A general MS MARCO cross encoder may not perform well on your domain. Fine-tuning on domain-specific data often produces 10–30% improvement:

from sentence_transformers import CrossEncoder, InputExample
from torch.utils.data import DataLoader
# Your domain-specific training data
training_examples = [
InputExample(texts=["What is our API rate limit?",
"The API rate limit is 1000 requests per minute."], label=1),
InputExample(texts=["What is our API rate limit?",
"Our company was founded in 2015."], label=0),
# ... hundreds more examples
]
# Start from pretrained cross encoder
model = CrossEncoder("cross-encoder/ms-marco-MiniLM-L-12-v2", num_labels=1)
# Fine-tune
train_dataloader = DataLoader(training_examples, shuffle=True, batch_size=16)
model.fit(
train_dataloader=train_dataloader,
epochs=3,
warmup_steps=100,
output_path="./models/domain-reranker",
)

Weak Supervision for Fine-Tuning Data

Generating labeled training data is expensive. Weak supervision reduces this cost:

  1. Collect query-document pairs where users clicked (implicit positive labels)
  2. Use BM25 to generate hard negatives (documents that match keywords but aren’t relevant)
  3. Use an LLM to label a small subset for quality anchoring
  4. Train on the weakly labeled dataset, validate on the LLM-labeled set

Batched Inference for Production

import torch
from transformers import AutoTokenizer, AutoModelForSequenceClassification
class CrossEncoderReranker:
def __init__(self, model_name: str, device: str = "cuda", batch_size: int = 32):
self.tokenizer = AutoTokenizer.from_pretrained(model_name)
self.model = AutoModelForSequenceClassification.from_pretrained(model_name)
self.model.to(device)
self.model.eval()
self.device = device
self.batch_size = batch_size
def rerank(self, query: str, documents: list[str], top_n: int = 5) -> list[tuple]:
pairs = [[query, doc] for doc in documents]
all_scores = []
for i in range(0, len(pairs), self.batch_size):
batch = pairs[i:i + self.batch_size]
features = self.tokenizer(
[p[0] for p in batch], [p[1] for p in batch],
padding=True, truncation=True,
max_length=512, return_tensors="pt"
).to(self.device)
with torch.no_grad():
scores = self.model(**features).logits.flatten().cpu().tolist()
all_scores.extend(scores)
ranked = sorted(
zip(documents, all_scores),
key=lambda x: x[1], reverse=True
)
return ranked[:top_n]

2025 Trend: LLM-as-Reranker

Large language models themselves are being used as rerankers, leveraging their deep language understanding for relevance assessment:

import anthropic
client = anthropic.Anthropic()
def llm_rerank(query: str, candidates: list[str], top_n: int = 3) -> list[str]:
doc_list = "\n\n".join([f"[{i+1}] {doc[:300]}" for i, doc in enumerate(candidates)])
response = client.messages.create(
model="claude-haiku-4-5-20251001",
max_tokens=100,
messages=[{
"role": "user",
"content": f"""Rank these documents by relevance to the query.
Return ONLY the document numbers in order of relevance, most relevant first.
Query: {query}
Documents:
{doc_list}
Ranking (numbers only, comma separated):"""
}]
)
ranking_text = response.content[0].text.strip()
indices = [int(x.strip()) - 1 for x in ranking_text.split(",")]
return [candidates[i] for i in indices[:top_n] if i < len(candidates)]

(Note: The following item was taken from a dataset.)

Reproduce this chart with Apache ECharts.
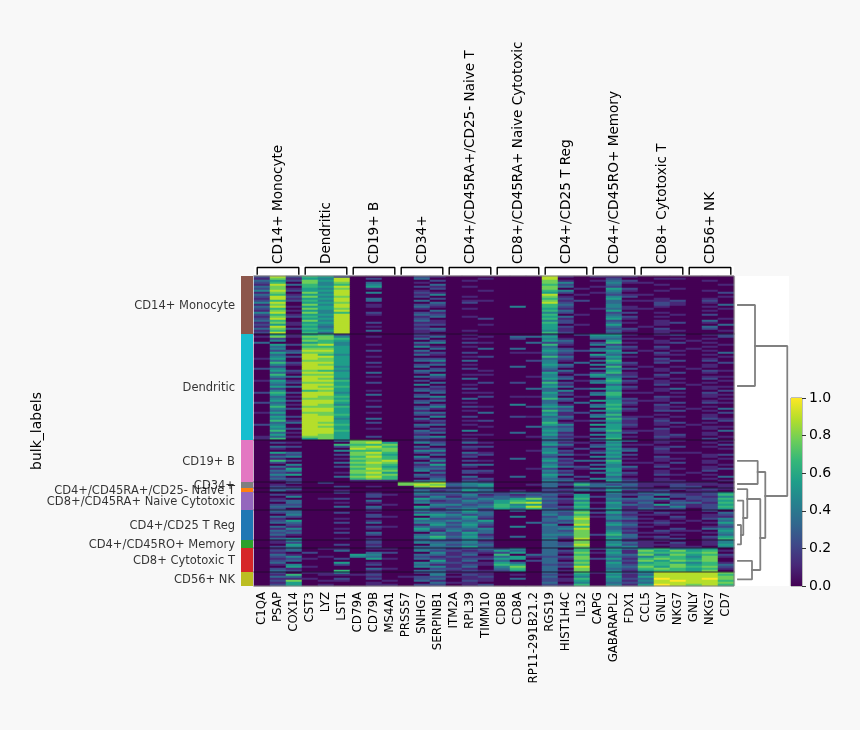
<!DOCTYPE html>
<html><head><meta charset="utf-8">
<style>html,body{margin:0;padding:0;background:#f8f8f8}#c{width:860px;height:730px}</style>
<script src="https://cdn.jsdelivr.net/npm/echarts@6/dist/echarts.min.js"></script></head>
<body><div id="c"></div>
<script>
const geneLabels=["C1QA","PSAP","COX14","CST3","LYZ","LST1","CD79A","CD79B","MS4A1","PRSS57","SNHG7","SERPINB1","ITM2A","RPL39","TIMM10","CD8B","CD8A","RP11-291B21.2","RGS19","HIST1H4C","IL32","CAPG","GABARAPL2","FDX1","CCL5","GNLY","NKG7","GNLY","NKG7","CD7"];
const groupLabels=["CD14+ Monocyte","Dendritic","CD19+ B","CD34+","CD4+/CD45RA+/CD25- Naive T","CD8+/CD45RA+ Naive Cytotoxic","CD4+/CD25 T Reg","CD4+/CD45RO+ Memory","CD8+ Cytotoxic T","CD56+ NK"];
const groupColors=["#8c564b","#17becf","#e377c2","#7f7f7f","#ff7f0e","#9467bd","#1f77b4","#2ca02c","#d62728","#bcbd22"];
const viridis=["#440154","#482878","#3e4989","#31688e","#26828e","#1f9e89","#35b779","#6ece58","#b5de2b","#fde725"];
// each string is one band of cells; one digit per gene, digit/9 = scaled expression
const rowsMonocyte=[
"282 652 000 021 000 000 810 111 000 000","171 548 020 030 001 000 800 020 011 000","352 758 000 002 010 000 710 132 000 010","260 747 030 010 000 000 740 041 100 000","183 646 040 003 000 000 620 030 010 001",
"370 658 050 021 010 000 730 120 000 000","271 547 010 002 000 000 701 052 001 000","482 558 000 010 001 000 640 041 010 010","170 748 040 021 000 000 520 130 000 002","361 558 000 014 000 000 801 021 100 000",
"282 747 000 020 010 000 710 042 000 001","181 558 030 002 000 000 620 050 010 010","262 648 030 030 011 000 712 031 112 020","480 557 000 003 020 000 820 030 021 010","170 748 010 022 000 000 630 040 021 003",
"381 558 010 031 000 040 620 041 010 010","260 757 000 010 010 000 510 131 100 001","171 548 000 003 000 000 630 050 000 010","480 746 020 021 000 000 420 022 010 000","261 558 010 032 000 000 601 030 001 020",
"172 648 000 013 010 000 530 042 010 000","280 558 000 020 002 000 610 051 000 001","360 748 000 031 000 000 420 020 010 030","171 558 020 011 000 000 620 031 012 010","251 648 000 022 001 000 501 050 010 003",
"180 538 010 010 000 000 520 030 100 030","372 648 000 023 000 000 510 022 020 020","160 558 030 012 010 000 410 031 011 001","280 638 000 010 000 000 620 020 010 000"];
const rowsDendritic=[
"051 562 000 021 010 000 302 551 012 012","171 774 010 013 001 033 500 440 000 002","020 676 000 030 010 020 410 331 101 010","040 765 000 002 000 000 530 050 010 100","300 564 000 034 021 003 220 261 012 010",
"052 784 010 010 000 000 610 420 000 001","030 665 000 041 010 000 300 042 020 010","040 775 000 003 003 030 420 331 010 100","022 885 020 030 000 000 532 450 101 010","053 775 000 012 020 011 420 043 020 003",
"030 864 000 031 000 000 310 530 011 010","042 885 010 000 012 000 630 251 000 001","150 875 000 022 000 000 320 040 020 010","030 775 000 034 030 002 410 360 012 020","062 885 020 001 000 000 403 052 020 002",
"041 875 000 023 010 000 530 431 000 010","020 884 010 030 000 030 420 060 101 010","240 885 000 002 020 000 300 342 010 100","052 764 000 033 001 000 230 050 010 021","031 885 030 020 000 000 510 261 002 010",
"060 775 000 004 011 000 402 531 020 000","043 885 010 032 000 001 420 442 010 011","020 874 000 001 030 000 530 050 101 020","151 886 000 020 000 000 301 362 010 001","042 775 020 003 002 020 620 451 011 010",
"030 885 000 040 010 000 410 030 020 100","053 876 000 002 000 000 530 052 000 011","020 885 000 021 020 003 302 451 013 010","040 675 010 032 000 000 340 040 010 002","262 884 000 003 011 000 510 361 101 020",
"050 885 030 020 000 000 420 460 000 011","031 876 000 034 002 011 401 050 021 010","040 775 000 001 030 000 630 042 010 001","052 886 010 023 000 000 320 551 110 010","230 885 000 030 010 000 303 052 002 021",
"041 874 000 002 000 040 410 361 020 000","060 776 020 024 021 002 540 450 011 010","042 885 000 031 000 000 320 062 010 103","030 885 000 010 010 000 630 451 022 010","150 775 010 033 003 000 412 040 000 002",
"030 876 000 021 000 000 510 360 010 010","052 885 000 004 020 021 330 441 101 010","040 884 030 030 000 000 420 062 010 021","061 885 000 012 012 000 401 351 020 002","033 875 020 001 000 000 610 041 012 010",
"240 886 000 033 010 000 540 552 010 100","050 875 000 020 001 003 320 051 001 011","042 885 010 002 000 000 430 450 020 010","060 886 000 031 040 000 530 361 110 003","031 885 000 023 000 030 410 042 010 010",
"050 875 000 010 011 000 520 450 012 010","131 775 020 034 000 001 311 051 021 001","160 575 000 021 010 000 420 360 010 020"];
const rowsB=[
"000 003 770 021 010 000 320 253 011 001","021 000 785 042 031 000 411 040 010 010","000 006 667 003 000 000 530 251 100 002","032 002 786 030 022 000 210 340 012 010","010 000 877 012 010 000 402 052 020 001",
"000 004 667 044 000 001 420 143 010 000","053 000 786 021 031 000 510 350 011 100","012 002 775 003 012 000 331 042 000 012","034 000 686 040 020 000 200 450 020 010","010 001 776 022 000 030 420 031 011 001",
"062 000 678 004 021 000 513 360 010 010","020 003 787 031 000 000 320 051 102 010","004 000 676 015 033 000 410 340 010 001","031 002 775 022 010 000 532 043 020 010","015 000 686 033 000 001 201 451 001 012",
"034 000 777 041 022 000 420 050 010 020","021 001 785 003 021 000 310 342 010 100","045 000 677 031 000 000 530 051 021 010","020 003 786 022 030 030 402 030 000 003","032 000 676 003 012 000 320 441 010 010",
"012 000 111 034 021 000 431 052 011 001"];
const rowsCD34=["002 020 000 778 243 000 314 232 111 110","010 000 000 787 345 001 326 323 112 111","021 002 010 078 234 000 303 342 102 201"];
const rowsNaive=["023 000 000 022 243 000 224 143 112 121","031 001 000 031 253 010 213 251 120 110"];
const rowsNaiveCyto=[
"000 002 010 043 323 243 220 041 321 125","021 000 021 032 241 212 315 032 242 126","004 000 020 014 132 323 205 230 302 214",
"010 012 000 053 324 357 326 043 340 226","023 000 030 031 243 565 214 032 212 125","003 001 010 042 232 578 316 151 303 316",
"022 000 001 004 423 645 205 043 252 125","033 003 030 053 234 658 226 041 214 126","020 000 020 031 342 536 315 251 322 025"];
const rowsTReg=[
"033 000 010 042 352 030 336 041 100 020","023 002 000 023 243 000 327 252 021 003","004 000 020 055 423 000 426 031 110 012","032 000 021 004 352 040 247 142 002 011","010 001 000 052 241 000 348 043 101 024",
"025 000 010 033 435 000 327 021 010 103","033 002 030 044 243 003 237 042 121 015","002 000 000 015 352 000 408 053 010 003","031 000 021 033 241 040 336 032 100 012","014 001 010 052 334 000 348 031 002 034",
"032 000 000 041 423 000 327 042 021 105","023 002 030 004 253 000 337 051 110 014","031 000 020 033 241 000 447 263 001 003","010 000 000 046 352 030 327 043 120 025","034 001 010 035 243 000 418 052 012 016"];
const rowsMemory=["014 000 020 032 241 000 307 041 110 014","012 000 020 043 342 000 327 043 102 014","005 002 010 004 233 000 328 052 111 015","024 000 020 033 352 000 337 034 101 104"];
const rowsCD8=[
"013 011 011 033 123 240 306 253 564 450","023 003 000 042 212 530 326 041 757 561","010 200 032 004 121 250 317 151 666 670","031 000 540 033 130 603 306 043 747 562",
"024 010 430 021 211 351 227 032 466 471","012 102 051 032 122 550 317 251 676 570","023 000 000 005 130 302 306 032 757 670","030 005 010 043 211 530 327 051 565 461",
"014 002 020 031 121 650 216 042 667 563","005 100 000 044 130 470 328 043 757 672","021 000 031 002 210 360 307 032 676 561","032 006 010 033 121 250 317 041 566 570"];
const rowsNK=["020 114 010 023 111 000 306 152 488 887","016 011 120 004 021 010 215 041 388 886","033 000 010 122 112 000 304 051 588 887","011 102 020 023 011 030 216 042 398 897","027 011 001 031 021 000 215 041 489 886","015 000 010 003 110 000 304 032 388 887","025 010 011 022 012 000 216 041 598 786"];
const groupRows=[rowsMonocyte,rowsDendritic,rowsB,rowsCD34,rowsNaive,rowsNaiveCyto,rowsTReg,rowsMemory,rowsCD8,rowsNK];
// dendrogram: [left distance A, row A, left distance B, row B, merge distance]
const dendroMerges=[[2,14.5,2,55,19],[2,92.4,2,104,21.7],[2,124.5,2,134.2,5],[2,112.3,5,129.5,7.3],[2,106.6,7.3,121,11.3],[2,142.4,2,151.7,16],[11.3,111.5,16,147,24.3],[21.7,98,24.3,131,29.3],[19,35,29.3,110,51.3]];
const bracketInset=0.2,bracketFoot=0.2,bracketTop=0.85;
const colorbarTicks={min:0,max:1,interval:0.2};

const allRows=groupRows.flat();
const totalRows=allRows.length;
const heat=[];
allRows.forEach((r,y)=>{r.replace(/\s/g,'').split('').forEach((d,x)=>heat.push([x,y,+d/9]));});
const sizes=groupRows.map(g=>g.length);
let acc=0;const boundaries=[],centers=[];
sizes.forEach(s=>{centers.push(acc+s/2);acc+=s;boundaries.push(acc);});
const FONT='"DejaVu Sans"',TXT='#000';
const line=(xi,yi,data,color,width,z)=>({type:'line',xAxisIndex:xi,yAxisIndex:yi,data,symbol:'none',silent:true,animation:false,clip:false,z,lineStyle:{color,width,cap:'square'}});
const series=[{type:'heatmap',xAxisIndex:0,yAxisIndex:0,data:heat,progressive:0,silent:true,animation:false,emphasis:{disabled:true}}];
boundaries.slice(0,-1).forEach(b=>series.push(line(1,1,[[0,b],[30,b]],'#1c0a2a',0.8,5)));
series.push(line(1,1,[[0,0],[30,0],[30,totalRows],[0,totalRows]],'#808080',1,6));
groupLabels.forEach((n,i)=>series.push({type:'bar',xAxisIndex:2,yAxisIndex:2,stack:'g',barWidth:'100%',data:[sizes[i]],itemStyle:{color:groupColors[i]},silent:true,animation:false}));
series.push({type:'scatter',xAxisIndex:2,yAxisIndex:2,symbolSize:0,silent:true,animation:false,
  data:centers.map((c,i)=>({value:[0,c],label:{formatter:groupLabels[i]}})),
  label:{show:true,position:'left',distance:12,offset:[0,1.5],color:TXT,fontFamily:FONT,fontSize:11.5}});
groupLabels.forEach((n,i)=>{const a=i*3+bracketInset,b=i*3+3-bracketInset;series.push(line(4,3,[[a,bracketFoot],[a,bracketTop],[b,bracketTop],[b,bracketFoot]],'#000',1.4,5));});
dendroMerges.forEach(m=>series.push(line(5,4,[[m[0],m[1]],[m[4],m[1]],[m[4],m[3]],[m[2],m[3]]],'#808080',1.8,5)));
series.push({type:'bar',xAxisIndex:6,yAxisIndex:5,data:[colorbarTicks.max],barWidth:'100%',silent:true,animation:false,
  itemStyle:{color:new echarts.graphic.LinearGradient(0,1,0,0,viridis.map((c,i)=>({offset:i/9,color:c})))}});

const off={axisLine:{show:false},axisTick:{show:false},axisLabel:{show:false},splitLine:{show:false}};
const option={backgroundColor:'#f8f8f8',animation:false,
 visualMap:{show:false,seriesIndex:0,min:0,max:1,dimension:2,inRange:{color:viridis}},
 grid:[
  {left:254,top:276,width:480,height:310,show:true,backgroundColor:'#440154',borderWidth:0},
  {left:241,top:276,width:12,height:310},
  {left:254,top:266,width:480,height:10,show:true,backgroundColor:'#fff',borderWidth:0},
  {left:736,top:276,width:53,height:310,show:true,backgroundColor:'#fff',borderWidth:0},
  {left:791,top:398,width:11,height:188,show:true,borderColor:'#808080',borderWidth:1}
 ],
 xAxis:[
  {type:'category',gridIndex:0,data:geneLabels,position:'bottom',axisLine:{show:false},splitLine:{show:false},
   axisTick:{show:true,alignWithLabel:true,length:4,lineStyle:{color:'#333'}},
   axisLabel:{interval:0,rotate:90,margin:6,color:TXT,fontFamily:FONT,fontSize:11.8}},
  {type:'value',gridIndex:0,min:0,max:30,show:false,...off},
  {type:'category',gridIndex:1,data:['strip'],show:false,...off},
  {type:'category',gridIndex:2,data:groupLabels,position:'top',axisLine:{show:false},axisTick:{show:false},splitLine:{show:false},
   axisLabel:{interval:0,rotate:90,margin:2,color:TXT,fontFamily:FONT,fontSize:13.6}},
  {type:'value',gridIndex:2,min:0,max:30,show:false,...off},
  {type:'value',gridIndex:3,min:0,max:53,show:false,...off},
  {type:'category',gridIndex:4,data:['cb'],show:false,...off}
 ],
 yAxis:[
  {type:'category',gridIndex:0,inverse:true,data:allRows.map((r,i)=>i),show:false,...off},
  {type:'value',gridIndex:0,inverse:true,min:0,max:totalRows,show:false,...off},
  {type:'value',gridIndex:1,inverse:true,min:0,max:totalRows,name:'bulk_labels',nameLocation:'middle',nameGap:197,
   nameTextStyle:{color:TXT,fontFamily:FONT,fontSize:14},...off},
  {type:'value',gridIndex:2,min:0,max:1,show:false,...off},
  {type:'value',gridIndex:3,inverse:true,min:0,max:totalRows,show:false,...off},
  {type:'value',gridIndex:4,position:'right',min:colorbarTicks.min,max:colorbarTicks.max,interval:colorbarTicks.interval,
   axisLine:{show:false},splitLine:{show:false},axisTick:{show:true,length:4,lineStyle:{color:'#333'}},
   axisLabel:{margin:7,color:TXT,fontFamily:FONT,fontSize:14,formatter:v=>v.toFixed(1)}}
 ],
 series};
const chart=echarts.init(document.getElementById('c'),null,{renderer:'canvas'});
chart.setOption(option);
</script></body></html>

LLM-as-reranker is slower and more expensive than cross encoders but shows superior performance on complex reasoning tasks where domain understanding matters more than semantic similarity. It’s increasingly used as a final reranking stage after cross-encoder prefiltering.

Cross encoder models are the precision layer that turns good RAG into great RAG. For most teams, using a pretrained cross encoder (FlashRank for speed, BGE-reranker-large for quality) is the right starting point before considering fine-tuning.